Au XIXème siècle et début du XXème, même si seuls de rares ressortissants américains étaient établis principalement à Tanger, les Etats – Unis n’en cherchèrent pas moins à resserrer leurs liens avec le Maroc. En témoigne le traité qu’ils ont conclu avec le sultan Moulay Abderrahmane ben Hicham à Meknès en 1836. Près de trois décennies plus tard, le Maroc répondit à leurs sollicitations et, dans le contexte de la guerre de Sécession qui dévastait leur territoire, accepta d’interdire l’accès de ses ports aux bâtiments des Confédérés sudistes. Ultérieurement, ils ont participé à deux conférences internationales consacrés au Maroc : celles de Madrid (1880) et d’Algésiras (1906) .
Les clauses de l’Acte d’Algésiras, notamment le principe de souveraineté du sultan et le régime dit de « la porte ouverte » et de « la liberté sans inégalité » allaient représenter la pierre angulaire de la diplomatie américaine à l’égard de la France au lendemain de l’instauration de son protectorat sur l’empire chérifien. Le State Department tarda à reconnaître ce régime, refusa l’abrogation des privilèges capitulaires octroyés à ses ressortissants et certains de leurs partenaires marocains.
Quelques uns parmi ces derniers étaient actifs au sein du mouvement nationaliste des années 1930-1940. Eux-mêmes et d’autres militants cherchèrent à se rapprocher davantage des Américains après le débarquement du 8 novembre 1942 puis à la suite de la rencontre, lors de la conférence d’Anfa, entre le sultan Sidi Mohammed ben Youssef et le président Franklin D. Roosevelt.
Ils furent d’ailleurs confortés, au début des années 1950, par la plainte déposée par les Américains devant la Cour Internationale de Justice contre la France pour atteinte aux clauses de la convention d’Algésiras.
Par la suite, les liens allaient se renforcer entre les deux pays dans le contexte de la guerre froide. Les USA appréciaient la position stratégique de choix du Maroc l’entrée de la Méditerranée et sur le flanc sud de l’Europe occidentale et de l’OTAN.
Les visites du Roi Mohammed V à Washington et du président Eisenhower à Casablanca furent autant de symboles de l’étroitesse des relations entre les deux pays. Le Roi Hassan II allait continuer sur la même voie, marquer encore davantage l’adhésion au camp libéral et, dans les Sommets arabes et islamiques ainsi que par son statut de Président du Comité Al Quds, jouer un rôle de première importance dans la recherche de solutions pacifiques au conflit du Moyen-Orient notamment à l’époque du Président Ronald Reagan. Aujourd’hui, le Roi Mohammed VI, Président du Comité Al Quds, continue d’entretenir des liens étroits avec les Etats-Unis, lesquels reconnaissent officiellement la souveraineté du Royaume sur ses provinces sahariennes et considèrent le Maroc comme un allié stratégique.
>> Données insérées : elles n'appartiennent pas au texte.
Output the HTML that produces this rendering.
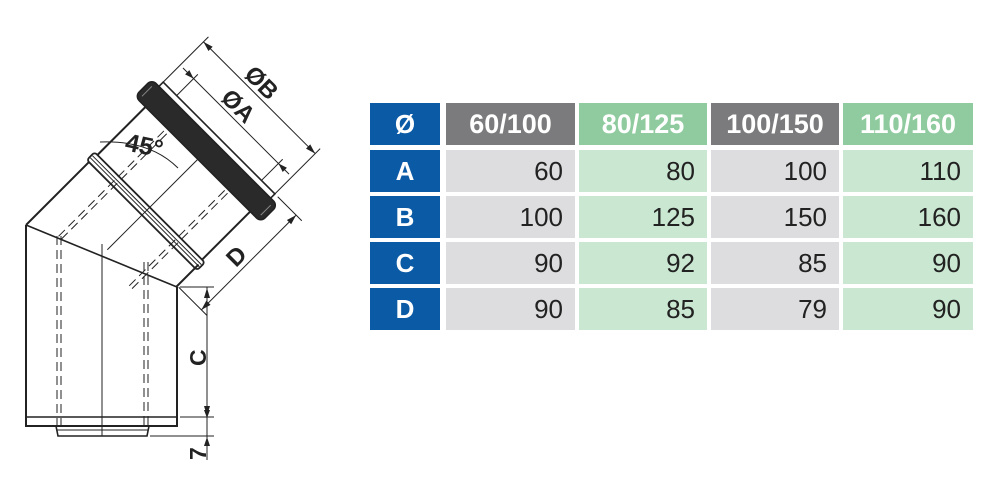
<!DOCTYPE html>
<html><head><meta charset="utf-8"><style>
body{margin:0;background:#fff;width:1000px;height:500px;overflow:hidden;position:relative;font-family:"Liberation Sans",sans-serif}
.c{position:absolute;box-sizing:border-box;font-size:26px;display:flex;align-items:center;justify-content:flex-end;padding-right:12px;color:#222}
.h{color:#fff;font-weight:bold;justify-content:center;padding:0;font-size:27px}
.b{background:#0b5aa6;color:#fff;font-weight:bold;justify-content:center;padding:0}
</style></head><body>
<svg width="340" height="470" style="position:absolute;left:0;top:0" viewBox="0 0 340 470" fill="none" stroke="#222" stroke-width="1.6" font-family="Liberation Sans" >
<path d="M26,225 L26,426 L177,426 L177,287" stroke-width="2"/>
<line x1="26" y1="417" x2="177" y2="417"/>
<path d="M56,426 L58,436 L147,436 L149,426"/>
<line x1="57" y1="430" x2="148" y2="430" stroke-width="1"/>
<g stroke-width="1" stroke-dasharray="9,5">
<line x1="57" y1="236" x2="57" y2="430"/><line x1="61" y1="236" x2="61" y2="430"/>
<line x1="144" y1="262" x2="144" y2="430"/><line x1="148" y1="262" x2="148" y2="430"/>
</g>
<line x1="102" y1="244" x2="102" y2="436" stroke-width="1"/>
<line x1="26" y1="225" x2="177" y2="287" stroke-width="1.6"/>
<g stroke-width="1">
<line x1="180" y1="287" x2="214" y2="287"/><line x1="180" y1="417" x2="214" y2="417"/>
<line x1="150" y1="436" x2="214" y2="436"/>
<line x1="207" y1="287" x2="207" y2="460"/>
</g>
<g fill="#222" stroke="none">
<path d="M207,288 l-3,10 h6z"/><path d="M207,416 l-3,-10 h6z"/><path d="M207,418 l-3,-8 h6z"/><path d="M207,437 l-3,9 h6z"/>
<text transform="translate(206,366) rotate(-90)" font-size="23" font-weight="bold">C</text>
<text transform="translate(206,460) rotate(-90)" font-size="23" font-weight="bold">7</text>
</g>
<g transform="translate(26,225) rotate(-45)">
<path d="M0,0 L89,0 M63,150 L94,150" stroke-width="2"/>
<rect x="89" y="-3" width="11" height="156" rx="3" stroke-width="1.8"/>
<line x1="93" y1="-2" x2="93" y2="152" stroke-width="1"/><line x1="96" y1="-2" x2="96" y2="152" stroke-width="1"/>
<path d="M100,1 L170,1 M100,149 L170,149" stroke-width="2"/>
<rect x="168" y="-14" width="24" height="178" rx="6" fill="#2a2a2a" stroke-width="1.6"/>
<path d="M173,-9 L187,-9 M173,159 L187,159" stroke="#888" stroke-width="1"/>
<rect x="192" y="-4" width="6" height="158" fill="#fff" stroke-width="1.6"/>
<g stroke-width="1" stroke-dasharray="9,5">
<line x1="15" y1="31" x2="168" y2="31"/><line x1="15" y1="35" x2="168" y2="35"/>
<line x1="30" y1="116" x2="168" y2="116"/><line x1="30" y1="120" x2="168" y2="120"/>
</g>
<line x1="40" y1="75" x2="168" y2="75" stroke-width="1"/>
<g stroke-width="1">
<line x1="198" y1="-4" x2="262" y2="-4"/><line x1="198" y1="154" x2="262" y2="154"/>
<line x1="198" y1="15" x2="228" y2="15"/><line x1="198" y1="135" x2="228" y2="135"/>
<line x1="255" y1="-4" x2="255" y2="154"/><line x1="222" y1="0" x2="222" y2="150"/>
<line x1="198" y1="158" x2="198" y2="192"/><line x1="64" y1="152" x2="64" y2="192"/>
<line x1="64" y1="184" x2="198" y2="184"/>
</g>
<g fill="#222" stroke="none">
<path d="M255,-4 l-3,10 h6z"/><path d="M255,154 l-3,-10 h6z"/>
<path d="M222,15 l-3,-9 h6z"/><path d="M222,135 l-3,9 h6z"/>
<path d="M64,184 l10,-3 v6z"/><path d="M198,184 l-10,-3 v6z"/>
<text transform="translate(259,48) rotate(90)" font-size="24" font-weight="bold">ØB</text>
<text transform="translate(226,48) rotate(90)" font-size="24" font-weight="bold">ØA</text>
<text x="118" y="179" font-size="24" font-weight="bold">D</text>
</g>
</g>
<path d="M100,142 Q150,140 178,168" stroke-width="1"/>
<text transform="translate(124,150) rotate(12)" font-size="25" font-weight="bold" fill="#222" stroke="none">45°</text>
</svg>

<div class="c b" style="left:370px;top:103px;width:70px;height:42px">Ø</div>
<div class="c h" style="left:446px;top:103px;width:129px;height:42px;background:#7b7b7d">60/100</div>
<div class="c h" style="left:579px;top:103px;width:128px;height:42px;background:#8fcb9e">80/125</div>
<div class="c h" style="left:711px;top:103px;width:128px;height:42px;background:#7b7b7d">100/150</div>
<div class="c h" style="left:843px;top:103px;width:130px;height:42px;background:#8fcb9e">110/160</div>

<div class="c b" style="left:370px;top:150px;width:70px;height:42px">A</div>
<div class="c" style="left:446px;top:150px;width:129px;height:42px;background:#dddddf">60</div>
<div class="c" style="left:579px;top:150px;width:128px;height:42px;background:#c9e7d1">80</div>
<div class="c" style="left:711px;top:150px;width:128px;height:42px;background:#dddddf">100</div>
<div class="c" style="left:843px;top:150px;width:130px;height:42px;background:#c9e7d1">110</div>

<div class="c b" style="left:370px;top:196px;width:70px;height:42px">B</div>
<div class="c" style="left:446px;top:196px;width:129px;height:42px;background:#dddddf">100</div>
<div class="c" style="left:579px;top:196px;width:128px;height:42px;background:#c9e7d1">125</div>
<div class="c" style="left:711px;top:196px;width:128px;height:42px;background:#dddddf">150</div>
<div class="c" style="left:843px;top:196px;width:130px;height:42px;background:#c9e7d1">160</div>

<div class="c b" style="left:370px;top:242px;width:70px;height:42px">C</div>
<div class="c" style="left:446px;top:242px;width:129px;height:42px;background:#dddddf">90</div>
<div class="c" style="left:579px;top:242px;width:128px;height:42px;background:#c9e7d1">92</div>
<div class="c" style="left:711px;top:242px;width:128px;height:42px;background:#dddddf">85</div>
<div class="c" style="left:843px;top:242px;width:130px;height:42px;background:#c9e7d1">90</div>

<div class="c b" style="left:370px;top:288px;width:70px;height:42px">D</div>
<div class="c" style="left:446px;top:288px;width:129px;height:42px;background:#dddddf">90</div>
<div class="c" style="left:579px;top:288px;width:128px;height:42px;background:#c9e7d1">85</div>
<div class="c" style="left:711px;top:288px;width:128px;height:42px;background:#dddddf">79</div>
<div class="c" style="left:843px;top:288px;width:130px;height:42px;background:#c9e7d1">90</div>
</body></html>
Sur le plan spécifiquement culturel et scientifique, l’un des traits majeurs de la coopération entre les deux pays réside dans la circulation des chercheurs des deux côtés de l’Atlantique. Le présent colloque représente à cet égard l’occasion d’une évaluation de leurs apports respectifs et de leur contribution à une connaissance approfondie des réalités marocaines.
Il s’agira aussi lors de cette rencontre d’essayer de traiter d’autres composantes des relations maroco-américaines. Et ce dans un environnement général marqué fondamentalement par l’émergence depuis quelque temps déjà d’un monde multipolaire et ses répercussions sur les relations bilatérales.